**AIM OF THE TASK:** Transcribe the listing that follows in full, omitting pictures.

**AVAILABLE DATA:**

※

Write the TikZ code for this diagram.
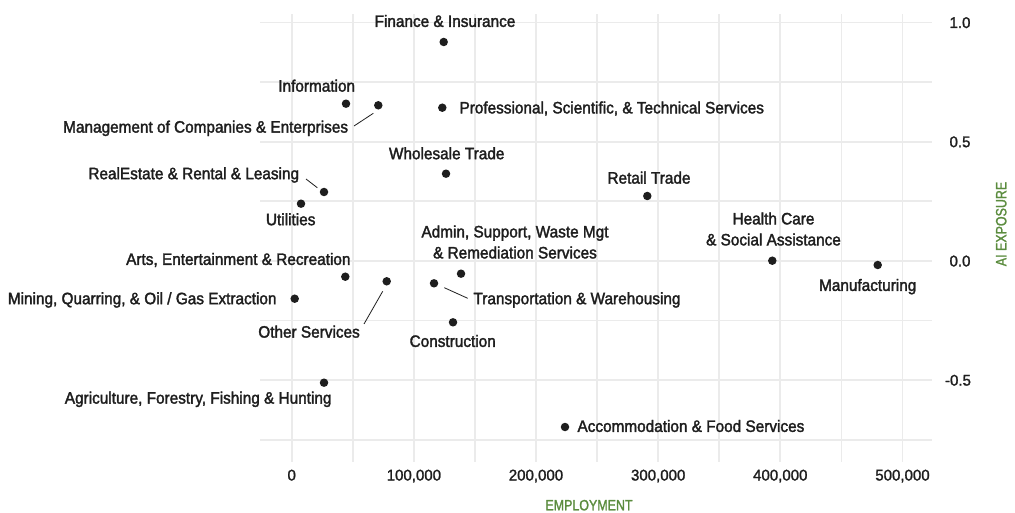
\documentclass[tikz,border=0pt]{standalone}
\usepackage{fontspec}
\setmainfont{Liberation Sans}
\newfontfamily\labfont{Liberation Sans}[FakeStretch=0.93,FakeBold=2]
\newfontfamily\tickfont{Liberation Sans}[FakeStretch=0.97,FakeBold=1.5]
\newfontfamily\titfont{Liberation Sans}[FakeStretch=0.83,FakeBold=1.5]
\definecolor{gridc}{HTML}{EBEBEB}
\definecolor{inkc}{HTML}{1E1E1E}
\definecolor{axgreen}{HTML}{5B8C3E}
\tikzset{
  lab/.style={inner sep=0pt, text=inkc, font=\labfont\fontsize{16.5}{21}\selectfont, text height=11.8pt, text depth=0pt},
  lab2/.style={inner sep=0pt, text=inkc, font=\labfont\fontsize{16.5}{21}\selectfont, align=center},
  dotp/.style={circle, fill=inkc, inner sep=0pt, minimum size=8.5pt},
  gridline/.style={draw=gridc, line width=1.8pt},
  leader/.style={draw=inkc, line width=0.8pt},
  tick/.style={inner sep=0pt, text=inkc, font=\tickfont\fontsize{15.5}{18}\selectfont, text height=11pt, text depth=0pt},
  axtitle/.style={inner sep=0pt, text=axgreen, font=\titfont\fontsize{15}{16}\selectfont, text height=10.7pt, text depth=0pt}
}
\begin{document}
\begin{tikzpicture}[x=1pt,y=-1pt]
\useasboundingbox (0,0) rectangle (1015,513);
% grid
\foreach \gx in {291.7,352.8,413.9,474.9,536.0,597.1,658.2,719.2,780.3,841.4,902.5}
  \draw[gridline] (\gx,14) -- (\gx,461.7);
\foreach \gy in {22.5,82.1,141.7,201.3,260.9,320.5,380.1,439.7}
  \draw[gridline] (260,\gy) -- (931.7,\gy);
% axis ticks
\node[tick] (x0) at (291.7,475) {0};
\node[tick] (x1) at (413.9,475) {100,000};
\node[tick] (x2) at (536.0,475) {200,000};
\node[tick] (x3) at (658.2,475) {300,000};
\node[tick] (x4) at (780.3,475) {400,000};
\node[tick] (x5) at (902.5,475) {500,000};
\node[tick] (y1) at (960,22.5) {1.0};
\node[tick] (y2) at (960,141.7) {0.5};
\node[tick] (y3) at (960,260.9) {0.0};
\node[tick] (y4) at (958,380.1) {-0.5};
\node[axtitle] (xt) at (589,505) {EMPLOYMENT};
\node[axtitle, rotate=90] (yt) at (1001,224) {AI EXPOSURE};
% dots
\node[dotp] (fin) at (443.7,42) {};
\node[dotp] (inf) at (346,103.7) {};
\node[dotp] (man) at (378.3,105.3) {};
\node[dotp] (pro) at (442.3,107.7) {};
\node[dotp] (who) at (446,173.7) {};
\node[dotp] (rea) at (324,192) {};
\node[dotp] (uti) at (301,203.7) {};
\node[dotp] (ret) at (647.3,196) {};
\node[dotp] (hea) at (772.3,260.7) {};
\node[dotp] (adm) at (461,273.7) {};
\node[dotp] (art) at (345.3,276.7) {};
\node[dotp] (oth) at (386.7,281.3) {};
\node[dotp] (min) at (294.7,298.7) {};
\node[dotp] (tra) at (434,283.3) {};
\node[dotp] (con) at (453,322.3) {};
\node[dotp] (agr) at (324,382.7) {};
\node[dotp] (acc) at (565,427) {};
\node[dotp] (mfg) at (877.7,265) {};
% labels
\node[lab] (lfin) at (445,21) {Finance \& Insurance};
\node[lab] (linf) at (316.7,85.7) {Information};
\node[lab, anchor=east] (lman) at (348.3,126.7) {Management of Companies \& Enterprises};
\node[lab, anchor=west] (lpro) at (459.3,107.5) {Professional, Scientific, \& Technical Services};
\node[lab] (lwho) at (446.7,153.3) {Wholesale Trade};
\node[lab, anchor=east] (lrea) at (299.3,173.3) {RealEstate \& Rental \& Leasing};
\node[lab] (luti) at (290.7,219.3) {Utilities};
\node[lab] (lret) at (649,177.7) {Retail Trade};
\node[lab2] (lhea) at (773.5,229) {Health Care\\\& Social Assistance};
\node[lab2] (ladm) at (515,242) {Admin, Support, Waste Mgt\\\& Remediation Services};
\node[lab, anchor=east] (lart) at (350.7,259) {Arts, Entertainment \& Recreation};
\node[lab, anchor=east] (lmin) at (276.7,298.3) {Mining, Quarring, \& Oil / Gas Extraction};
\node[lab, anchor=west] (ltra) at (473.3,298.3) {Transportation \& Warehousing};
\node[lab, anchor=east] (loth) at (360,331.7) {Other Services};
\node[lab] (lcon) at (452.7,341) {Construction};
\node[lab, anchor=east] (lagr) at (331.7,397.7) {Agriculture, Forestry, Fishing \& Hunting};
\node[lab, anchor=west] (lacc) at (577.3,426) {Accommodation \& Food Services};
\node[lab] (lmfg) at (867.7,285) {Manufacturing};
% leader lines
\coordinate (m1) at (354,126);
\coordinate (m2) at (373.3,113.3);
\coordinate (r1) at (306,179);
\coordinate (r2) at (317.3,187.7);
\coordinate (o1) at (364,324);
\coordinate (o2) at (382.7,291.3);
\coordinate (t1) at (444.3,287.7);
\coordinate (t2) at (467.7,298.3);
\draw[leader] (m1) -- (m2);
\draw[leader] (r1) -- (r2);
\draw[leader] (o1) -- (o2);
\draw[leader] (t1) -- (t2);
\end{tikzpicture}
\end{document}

※

**ANSWER TO THE PROBLEM:**
Write the TikZ code for this diagram.
\documentclass[tikz,border=0pt]{standalone}
\usepackage{fontspec}
\setmainfont{Liberation Sans}
\newfontfamily\labfont{Liberation Sans}[FakeStretch=0.93,FakeBold=2]
\newfontfamily\tickfont{Liberation Sans}[FakeStretch=0.97,FakeBold=1.5]
\newfontfamily\titfont{Liberation Sans}[FakeStretch=0.83,FakeBold=1.5]
\definecolor{gridc}{HTML}{EBEBEB}
\definecolor{inkc}{HTML}{1E1E1E}
\definecolor{axgreen}{HTML}{5B8C3E}
\tikzset{
  lab/.style={inner sep=0pt, text=inkc, font=\labfont\fontsize{16.5}{21}\selectfont, text height=11.8pt, text depth=0pt},
  lab2/.style={inner sep=0pt, text=inkc, font=\labfont\fontsize{16.5}{21}\selectfont, align=center},
  dotp/.style={circle, fill=inkc, inner sep=0pt, minimum size=8.5pt},
  gridline/.style={draw=gridc, line width=1.8pt},
  leader/.style={draw=inkc, line width=0.8pt},
  tick/.style={inner sep=0pt, text=inkc, font=\tickfont\fontsize{15.5}{18}\selectfont, text height=11pt, text depth=0pt},
  axtitle/.style={inner sep=0pt, text=axgreen, font=\titfont\fontsize{15}{16}\selectfont, text height=10.7pt, text depth=0pt}
}
\begin{document}
\begin{tikzpicture}[x=1pt,y=-1pt]
\useasboundingbox (0,0) rectangle (1015,513);
% grid
\foreach \gx in {291.7,352.8,413.9,474.9,536.0,597.1,658.2,719.2,780.3,841.4,902.5}
  \draw[gridline] (\gx,14) -- (\gx,461.7);
\foreach \gy in {22.5,82.1,141.7,201.3,260.9,320.5,380.1,439.7}
  \draw[gridline] (260,\gy) -- (931.7,\gy);
% axis ticks
\node[tick] (x0) at (291.7,475) {0};
\node[tick] (x1) at (413.9,475) {100,000};
\node[tick] (x2) at (536.0,475) {200,000};
\node[tick] (x3) at (658.2,475) {300,000};
\node[tick] (x4) at (780.3,475) {400,000};
\node[tick] (x5) at (902.5,475) {500,000};
\node[tick] (y1) at (960,22.5) {1.0};
\node[tick] (y2) at (960,141.7) {0.5};
\node[tick] (y3) at (960,260.9) {0.0};
\node[tick] (y4) at (958,380.1) {-0.5};
\node[axtitle] (xt) at (589,505) {EMPLOYMENT};
\node[axtitle, rotate=90] (yt) at (1001,224) {AI EXPOSURE};
% dots
\node[dotp] (fin) at (443.7,42) {};
\node[dotp] (inf) at (346,103.7) {};
\node[dotp] (man) at (378.3,105.3) {};
\node[dotp] (pro) at (442.3,107.7) {};
\node[dotp] (who) at (446,173.7) {};
\node[dotp] (rea) at (324,192) {};
\node[dotp] (uti) at (301,203.7) {};
\node[dotp] (ret) at (647.3,196) {};
\node[dotp] (hea) at (772.3,260.7) {};
\node[dotp] (adm) at (461,273.7) {};
\node[dotp] (art) at (345.3,276.7) {};
\node[dotp] (oth) at (386.7,281.3) {};
\node[dotp] (min) at (294.7,298.7) {};
\node[dotp] (tra) at (434,283.3) {};
\node[dotp] (con) at (453,322.3) {};
\node[dotp] (agr) at (324,382.7) {};
\node[dotp] (acc) at (565,427) {};
\node[dotp] (mfg) at (877.7,265) {};
% labels
\node[lab] (lfin) at (445,21) {Finance \& Insurance};
\node[lab] (linf) at (316.7,85.7) {Information};
\node[lab, anchor=east] (lman) at (348.3,126.7) {Management of Companies \& Enterprises};
\node[lab, anchor=west] (lpro) at (459.3,107.5) {Professional, Scientific, \& Technical Services};
\node[lab] (lwho) at (446.7,153.3) {Wholesale Trade};
\node[lab, anchor=east] (lrea) at (299.3,173.3) {RealEstate \& Rental \& Leasing};
\node[lab] (luti) at (290.7,219.3) {Utilities};
\node[lab] (lret) at (649,177.7) {Retail Trade};
\node[lab2] (lhea) at (773.5,229) {Health Care\\\& Social Assistance};
\node[lab2] (ladm) at (515,242) {Admin, Support, Waste Mgt\\\& Remediation Services};
\node[lab, anchor=east] (lart) at (350.7,259) {Arts, Entertainment \& Recreation};
\node[lab, anchor=east] (lmin) at (276.7,298.3) {Mining, Quarring, \& Oil / Gas Extraction};
\node[lab, anchor=west] (ltra) at (473.3,298.3) {Transportation \& Warehousing};
\node[lab, anchor=east] (loth) at (360,331.7) {Other Services};
\node[lab] (lcon) at (452.7,341) {Construction};
\node[lab, anchor=east] (lagr) at (331.7,397.7) {Agriculture, Forestry, Fishing \& Hunting};
\node[lab, anchor=west] (lacc) at (577.3,426) {Accommodation \& Food Services};
\node[lab] (lmfg) at (867.7,285) {Manufacturing};
% leader lines
\coordinate (m1) at (354,126);
\coordinate (m2) at (373.3,113.3);
\coordinate (r1) at (306,179);
\coordinate (r2) at (317.3,187.7);
\coordinate (o1) at (364,324);
\coordinate (o2) at (382.7,291.3);
\coordinate (t1) at (444.3,287.7);
\coordinate (t2) at (467.7,298.3);
\draw[leader] (m1) -- (m2);
\draw[leader] (r1) -- (r2);
\draw[leader] (o1) -- (o2);
\draw[leader] (t1) -- (t2);
\end{tikzpicture}
\end{document}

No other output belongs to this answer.